Около 12 часов округ Сен-Луи-ла-Кюльтюр прислал со своей стороны двух депутатов к коменданту, и один из них, адвокат Тюрио де ла Розьер, получил от коменданта маркиза де Лонэ форменное обещание не стрелять, если на него не будут нападать. Затем около часу и около трех часов к коменданту были посланы еще две депутации от Постоянного комитета, но они не были приняты. Обе они просили коменданта передать крепость в руки буржуазной милиции, которая будет охранять ее вместе с солдатами и швейцарцами, составлявшими гарнизон Бастилии.
Все эти сделки были сведены на ничто народом, который отлично понимал, что ему нужно во что бы то ни стало овладеть Бастилией. После того как толпе удалось добыть ружья и пушки в Доме инвалидов, дух народа стал подниматься все выше и выше. Толпа наводнила прилежащие к Бастилии улицы и дворы, окружавшие крепость.

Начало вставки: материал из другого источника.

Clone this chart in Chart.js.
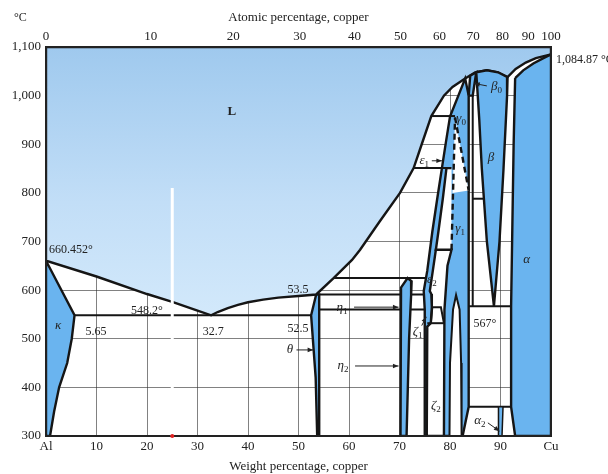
<!DOCTYPE html>
<html>
<head>
<meta charset="utf-8">
<title>Al-Cu phase diagram</title>
<script src="https://cdn.jsdelivr.net/npm/chart.js@4.4.1/dist/chart.umd.min.js"></script>
<style>
  body { margin: 0; background: #fff; }
  #wrap { width: 608px; height: 474px; }
</style>
</head>
<body>
<div id="wrap"><canvas id="chart"></canvas></div>
<script>
// axes
const weightTicks = [0, 10, 20, 30, 40, 50, 60, 70, 80, 90, 100];
const weightTickLabels = ['Al', '10', '20', '30', '40', '50', '60', '70', '80', '90', 'Cu'];
const atomicTicks = [0, 10, 20, 30, 40, 50, 60, 70, 80, 90, 100];
const tempTicks = [300, 400, 500, 600, 700, 800, 900, 1000, 1100];
const tempTickLabels = ['300', '400', '500', '600', '700', '800', '900', '1,000', '1,100'];

// phase boundaries, [wt% Cu, °C]
const liquidus = [[0, 660.45], [10, 628], [20, 592], [25, 576], [30, 558], [32.7, 548.2], [34, 555], [36, 563],
  [38, 569.5], [40, 575], [43, 580.5], [46, 584.5], [50, 588], [53.5, 591], [57, 625], [60.6, 662], [62.2, 683],
  [66, 740], [70.1, 800], [72.8, 851], [74.4, 900], [76.3, 958], [78.8, 1000], [80.5, 1018], [83, 1035], [85, 1048],
  [87.3, 1052], [89.5, 1048], [91.4, 1038], [93, 1055], [95, 1068], [97, 1077], [100, 1084.87]];
const liquidTop = [[100, 1100], [0, 1100], [0, 660.45]];
const kappaPhase = [[0, 660.45], [5.65, 548.2], [5.1, 500], [4.2, 450], [2.6, 400], [1.6, 350], [0.8, 300], [0, 300], [0, 660.45]];
const thetaPhase = [[53.5, 591], [54.1, 591], [54.1, 300], [53.7, 300], [53.4, 420], [52.5, 548.2], [53.5, 591]];
const etaPhase = [[70.2, 300], [70.3, 605], [71.6, 625], [72.4, 618], [72.3, 590], [71.9, 500], [71.4, 300], [70.2, 300]];
const epsGammaPhase = [[74.9, 300], [75.0, 530], [75.0, 560], [74.8, 598], [75.5, 640], [76.5, 720], [77.5, 790], [78.4, 851],
  [79.2, 905], [80.0, 957], [83.0, 1035], [83.7, 1000], [83.7, 360], [82.5, 300], [74.9, 300]];
const beta0Phase = [[83.7, 1000], [84.5, 1000], [85.2, 1048], [84.0, 1041], [83.7, 1000]];
const betaPhase = [[85.2, 1048], [87.3, 1052], [89.5, 1048], [91.4, 1038], [91.3, 1000], [90.6, 850], [89.8, 700], [88.7, 567],
  [87.3, 700], [86.3, 850], [85.8, 950], [85.2, 1048]];
const alphaPhase = [[92.9, 1036], [94.5, 1052], [96.5, 1066], [98.5, 1077], [100, 1084.87], [100, 300], [92.9, 300], [92.1, 360],
  [92.1, 567], [92.3, 700], [92.6, 900], [92.9, 1036]];
const alpha2Phase = [[89.6, 360], [90.5, 360], [90.3, 300], [89.7, 300], [89.6, 360]];

// two-phase pockets inside the Cu-rich blue field
const epsGammaGap = [[80.3, 851], [79.3, 851], [78.6, 790], [77.7, 720], [77.2, 683], [80.3, 683]];
const zetaGap = [[75.4, 300], [78.8, 300], [78.9, 560], [79.5, 650], [80.3, 683], [77.2, 683], [76.6, 640], [76.0, 598],
  [76.3, 592], [76.4, 565], [76.2, 532], [75.5, 525], [75.4, 300]];
const gammaLens = [[79.9, 300], [80.0, 450], [80.6, 560], [81.2, 590], [81.9, 560], [82.2, 450], [82.3, 300], [79.9, 300]];
const gammaWedge = [[81.0, 955], [80.5, 800], [83.7, 805], [81.0, 955]];
const dashedLines = [
  [[80.3, 683], [81.0, 955]],
  [[81.0, 955], [83.7, 805]]
];

const isothermsUnder = [
  [[5.65, 548.2], [52.5, 548.2]],
  [[53.5, 591], [75.2, 591]],
  [[57.0, 625], [75.4, 625]],
  [[54.1, 560], [75.0, 560]],
  [[84.5, 788], [86.7, 788]],
  [[84.5, 567], [84.5, 1000]],
  [[83.7, 567], [92.1, 567]],
  [[83.7, 360], [92.1, 360]]
];
const isothermsOver = [
  [[76.3, 958], [81.0, 958]],
  [[72.8, 851], [79.3, 851]],
  [[76.2, 532], [76.5, 565], [78.2, 565], [78.8, 532]],
  [[75.5, 532], [78.9, 532]]
];

// labels
const phaseLabels = [
  ['L', '', 36.8, 968, 'bold'], ['κ', '', 2.4, 528, 'italic'], ['θ', '', 48.3, 477, 'italic'],
  ['η', '1', 58.6, 565, 'italic'], ['η', '2', 58.8, 444, 'italic'], ['ζ', '1', 73.6, 514, 'italic'],
  ['ζ', '2', 77.2, 362, 'italic'], ['ε', '1', 74.9, 866, 'italic'], ['ε', '2', 76.4, 622, 'italic'],
  ['γ', '0', 82.2, 952, 'italic'], ['γ', '1', 82.0, 726, 'italic'], ['β', '0', 89.2, 1018, 'italic'],
  ['β', '', 88.1, 872, 'italic'], ['α', '', 95.2, 662, 'italic'], ['α', '2', 85.9, 331, 'italic']
];
const valueLabels = [
  ['660.452°', 0.6, 683, 'left'], ['548.2°', 20, 558, 'center'], ['5.65', 9.9, 515, 'center'],
  ['32.7', 33.1, 515, 'center'], ['53.5', 49.9, 601, 'center'], ['52.5', 49.9, 520, 'center'],
  ['567°', 86.9, 530, 'center']
];
const arrows = [
  [49.6, 477, 52.9, 477], [61.0, 565, 69.8, 565], [61.2, 444, 69.8, 444], [76.4, 866, 78.4, 866],
  [87.3, 1020, 84.8, 1025], [87.5, 327, 89.8, 310], [74.4, 527, 75.3, 545]
];
const scanLine = [[25, 300], [25, 810]];

const SERIF = "'Liberation Serif', 'DejaVu Serif', serif";
const INK = '#222';
const BLUE = '#6ab4ef';

function atomicToWeight(a) {
  const cu = a * 63.546, al = (100 - a) * 26.982;
  return 100 * cu / (cu + al);
}

const pts = a => a.map(([x, y]) => ({ x, y }));
function area(points, color, extra) {
  return Object.assign({ data: pts(points), backgroundColor: color, fill: 'shape', borderColor: '#151515',
    borderWidth: 2.4, pointRadius: 0, tension: 0 }, extra);
}
function line(points, extra) {
  return Object.assign({ data: pts(points), fill: false, borderColor: '#151515', borderWidth: 2,
    pointRadius: 0, tension: 0 }, extra);
}

const liquidFill = ctx => {
  const a = ctx.chart.chartArea;
  if (!a) return '#c4e0f7';
  const g = ctx.chart.ctx.createLinearGradient(0, a.top, 0, a.bottom);
  g.addColorStop(0, '#9fc9ee');
  g.addColorStop(0.4, '#c2def7');
  g.addColorStop(0.7, '#d3e9fb');
  g.addColorStop(1, '#d8ecfc');
  return g;
};

// bottom first
const painted = [
  area(liquidus.concat(liquidTop), liquidFill),
  ...isothermsUnder.map(l => line(l)),
  area(kappaPhase, BLUE), area(thetaPhase, BLUE), area(etaPhase, BLUE), area(epsGammaPhase, BLUE),
  area(beta0Phase, BLUE), area(betaPhase, BLUE), area(alphaPhase, BLUE), area(alpha2Phase, BLUE, { borderWidth: 1.5 }),
  area(zetaGap, '#fff'), area(epsGammaGap, '#fff'), area(gammaLens, '#fff', { borderWidth: 2 }),
  area(gammaWedge, '#fff', { borderWidth: 0 }),
  ...dashedLines.map(l => line(l, { borderWidth: 2.4, borderDash: [6, 4] })),
  ...isothermsOver.map(l => line(l))
];

function arrow(ctx, x1, y1, x2, y2) {
  const ang = Math.atan2(y2 - y1, x2 - x1);
  ctx.beginPath(); ctx.moveTo(x1, y1); ctx.lineTo(x2, y2); ctx.stroke();
  ctx.beginPath();
  ctx.moveTo(x2, y2);
  ctx.lineTo(x2 - 6 * Math.cos(ang - 0.4), y2 - 6 * Math.sin(ang - 0.4));
  ctx.lineTo(x2 - 6 * Math.cos(ang + 0.4), y2 - 6 * Math.sin(ang + 0.4));
  ctx.closePath(); ctx.fill();
}

const annotate = {
  id: 'annotate',
  afterDraw(chart) {
    const { ctx, chartArea: a, scales: { x, y } } = chart;
    const px = v => x.getPixelForValue(v), py = v => y.getPixelForValue(v);
    ctx.save();
    ctx.strokeStyle = INK; ctx.lineWidth = 2;
    ctx.strokeRect(a.left, a.top, a.right - a.left, a.bottom - a.top);

    ctx.fillStyle = INK; ctx.strokeStyle = INK; ctx.lineWidth = 1;
    ctx.textBaseline = 'middle';
    phaseLabels.forEach(([base, sub, wx, t, style]) => {
      ctx.font = `${style} 13px ${SERIF}`;
      const w = ctx.measureText(base).width;
      ctx.font = `9px ${SERIF}`;
      const sw = sub ? ctx.measureText(sub).width : 0;
      const left = px(wx) - (w + sw) / 2;
      ctx.textAlign = 'left';
      ctx.font = `${style} 13px ${SERIF}`;
      ctx.fillText(base, left, py(t));
      if (sub) { ctx.font = `9px ${SERIF}`; ctx.fillText(sub, left + w, py(t) + 4); }
    });
    ctx.font = `12px ${SERIF}`;
    valueLabels.forEach(([s, wx, t, align]) => {
      ctx.textAlign = align;
      ctx.fillText(s, px(wx), py(t));
    });
    arrows.forEach(([x1, t1, x2, t2]) => arrow(ctx, px(x1), py(t1), px(x2), py(t2)));

    ctx.textAlign = 'left';
    ctx.font = `12px ${SERIF}`;
    ctx.fillText('°C', a.left - 32, a.top - 29);
    ctx.fillText('1,084.87 °C', px(100) + 5, py(1084.87) + 5);

    // white scan line left on the source image
    ctx.strokeStyle = '#fff'; ctx.lineWidth = 3;
    ctx.beginPath();
    ctx.moveTo(px(scanLine[0][0]), py(scanLine[0][1]));
    ctx.lineTo(px(scanLine[1][0]), py(scanLine[1][1]));
    ctx.stroke();
    ctx.fillStyle = '#e02020';
    ctx.beginPath(); ctx.arc(px(scanLine[0][0]), py(scanLine[0][1]), 2, 0, Math.PI * 2); ctx.fill();
    ctx.restore();
  }
};

const tickFont = { family: SERIF, size: 13 };
const gridColor = 'rgba(45,45,45,0.6)';

new Chart(document.getElementById('chart'), {
  type: 'line',
  data: { datasets: painted.slice().reverse() },
  options: {
    responsive: true,
    maintainAspectRatio: false,
    animation: false,
    layout: { padding: { left: 0, right: 57, top: 0, bottom: 0 } },
    plugins: { legend: { display: false }, tooltip: { enabled: false } },
    scales: {
      x: {
        type: 'linear', position: 'bottom', min: 0, max: 100, z: 1,
        afterBuildTicks: s => { s.ticks = weightTicks.map(v => ({ value: v })); },
        ticks: { autoSkip: false, maxRotation: 0, padding: 3, font: tickFont, color: INK,
          callback: (v, i) => weightTickLabels[i] },
        grid: { color: gridColor, lineWidth: 1, drawTicks: false },
        border: { display: false },
        title: { display: true, text: 'Weight percentage, copper', font: { family: SERIF, size: 13 }, color: INK,
          padding: { top: 5, bottom: 0 } },
        afterFit: s => { s.height = 38; }
      },
      xTop: {
        type: 'linear', position: 'top', min: 0, max: 100, z: 1,
        afterBuildTicks: s => { s.ticks = atomicTicks.map(v => ({ value: atomicToWeight(v) })); },
        ticks: { autoSkip: false, maxRotation: 0, padding: 3, font: tickFont, color: INK,
          callback: (v, i) => String(atomicTicks[i]) },
        grid: { drawOnChartArea: false, drawTicks: false },
        border: { display: false },
        title: { display: true, text: 'Atomic percentage, copper', font: { family: SERIF, size: 13 }, color: INK,
          padding: { top: 10, bottom: 0 } },
        afterFit: s => { s.height = 47; }
      },
      y: {
        type: 'linear', min: 300, max: 1100, z: 1,
        afterBuildTicks: s => { s.ticks = tempTicks.map(v => ({ value: v })); },
        ticks: { autoSkip: false, padding: 5, font: tickFont, color: INK,
          callback: (v, i) => tempTickLabels[i] },
        grid: { color: gridColor, lineWidth: 1, drawTicks: false },
        border: { display: false },
        afterFit: s => { s.height; s.width = 46; }
      }
    }
  },
  plugins: [annotate]
});
</script>
</body>
</html>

Скоро между народом и инвалидами, стоявшими на крепостной стене, завязалась перестрелка. Пока Постоянный комитет пытался охладить пыл нападающих и собирался объявить на площади Грэвы, что де Лонэ обещал не стрелять, если на него не будут нападать, толпа с криками: «Мы хотим Бастилию} Спустить мосты!» - двигалась к крепости.
Говорят, что, увидавши с высоты стен, что улица предместья Сент-Антуан и соседние с ней черны от двигающегося к Бастилии народа, комендант, поднявшийся на стену вместе с адвокатом Тюрио, чуть не упал в обморок. Он, по-видимому, даже готов был сейчас же сдать крепость милиции Комитета; но этому воспротивились швейцарцы.
Вскоре первые подъемные мосты той внешней части Бастилии, которая называлась передовой, были спущены, как это всегда бывает в таких случаях, благодаря смелости горсти людей. Восемь или десять человек, среди которых был бакалейный лавочник Паннетье, человек высокого роста и сильный, воспользовались тем, что к внешней стене Передовой части крепости был пристроен какой-то дом. При помощи этого дома они взобрались на стену; затем, подвигаясь по стене верхом, они добрались до кордегардии, стоявшей около маленького подъемного моста Передовой части, а оттуда спрыгнули в первый двор собственно Бастилии - Губернаторский двор, в котором помещался дом коменданта. Двор этот оказался пустым, так как после ухода Тюрио инвалиды вместе с де Лонэ удалились во внутрь крепости.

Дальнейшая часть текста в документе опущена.